New York — with the exception of a number of folks in Harlem and elsewhere in the Black community — was vociferous in ensuring that these boys were locked up. The convictions were physical for the five, but symbolic for the rest of the city: It was a conviction of all Blacks and Latinos who were living with a poor educational system, unemployment, and systemic institutionalized racism.
Meanwhile Fifth Avenue sold cigars and jewelry to people who applauded, and benefited from, that very thing.
Filmmakers Sarah and Ken Burns made a documentary about the case and released it last year. I sat down with four of the five men and talked to them for a story I did for TIME. What I found most striking about meeting them was that after all that had happened to them, after the hell they were put through at such young ages, they weren’t walking around embittered or angry. They had filed the suit, but at the time had no reason to believe that some great payday was coming. No mayoral administration had supported their cause until much later when current Mayor Bill DeBlasio, pledged to get the case settled. And although attitudes had softened since their exonerations, some were still solidly convinced that they were violent criminals.
But that still wasn’t enough to break them down.

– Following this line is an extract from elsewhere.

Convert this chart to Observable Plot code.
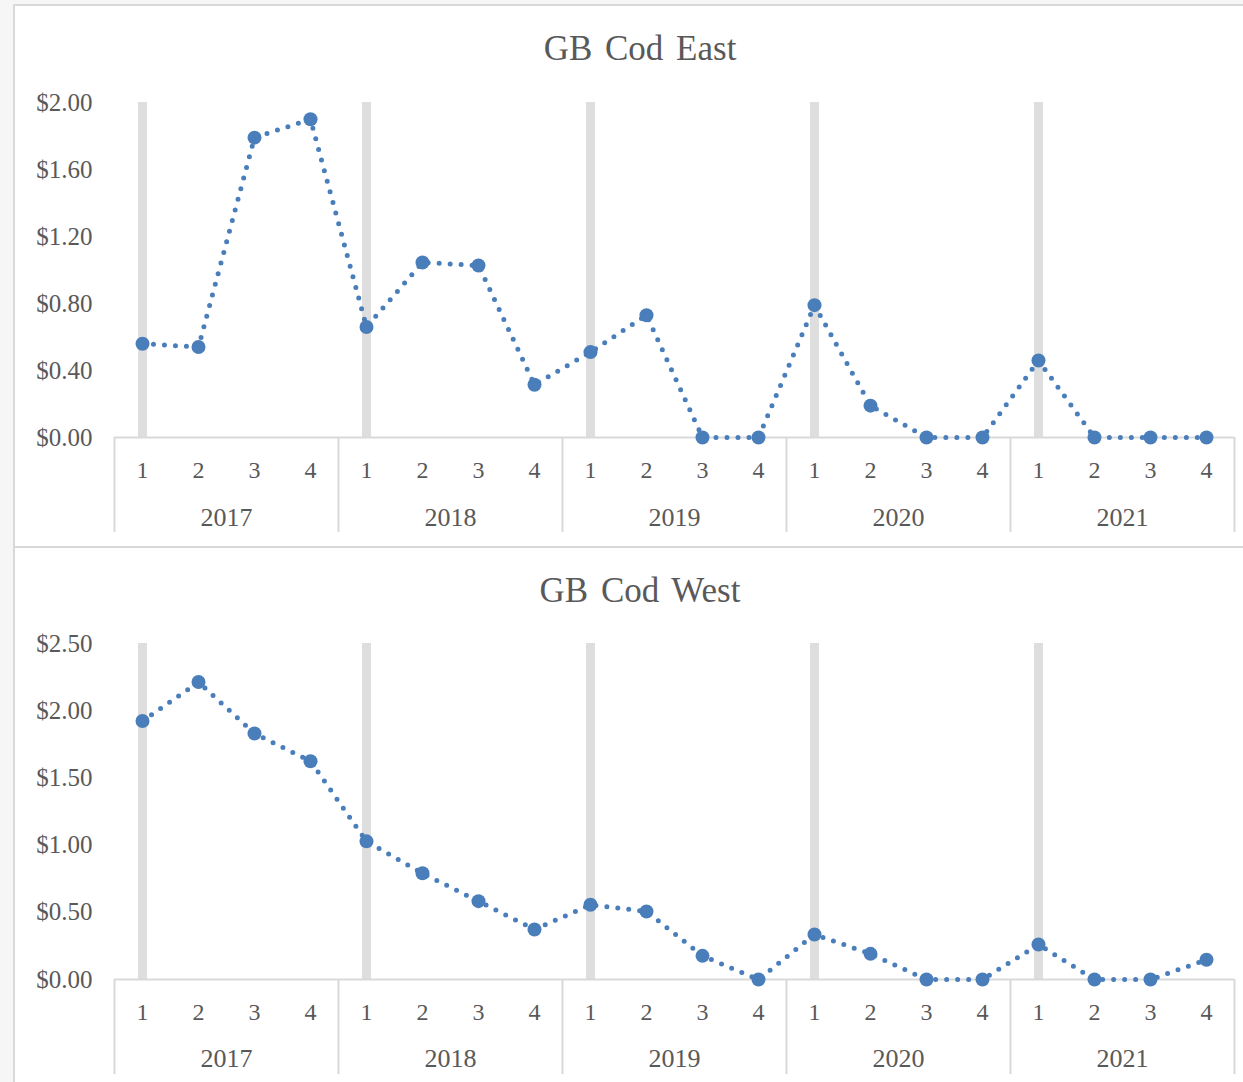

Kevin Richardson summed it up for me, “None of us are bitter. We’re disgusted. We’re disgusted with the city for what happened to us. I tend to say this in certain screenings [of the documentary] — that if we continue to be bitter, we’ll be bitter all the way until the grave. So we all found a way to challenge that negative energy and turn it into a positive.”
The Central Park Five case was more than a criminal case against five young boys. In many ways it was a rehashing of the Scottsboro Boys case, which was another trial where America was greedy for the imprisonment of Black males and bent over backward to achieve it — but they were eventually proven wrong. The case was a sign that, in America, jailing Black men has been more sport than justice, and that with the disproportionate incarceration rate for Black males, nightmares like this can continue to happen.
And because they can, the Central Park Five can never truly be vindicated.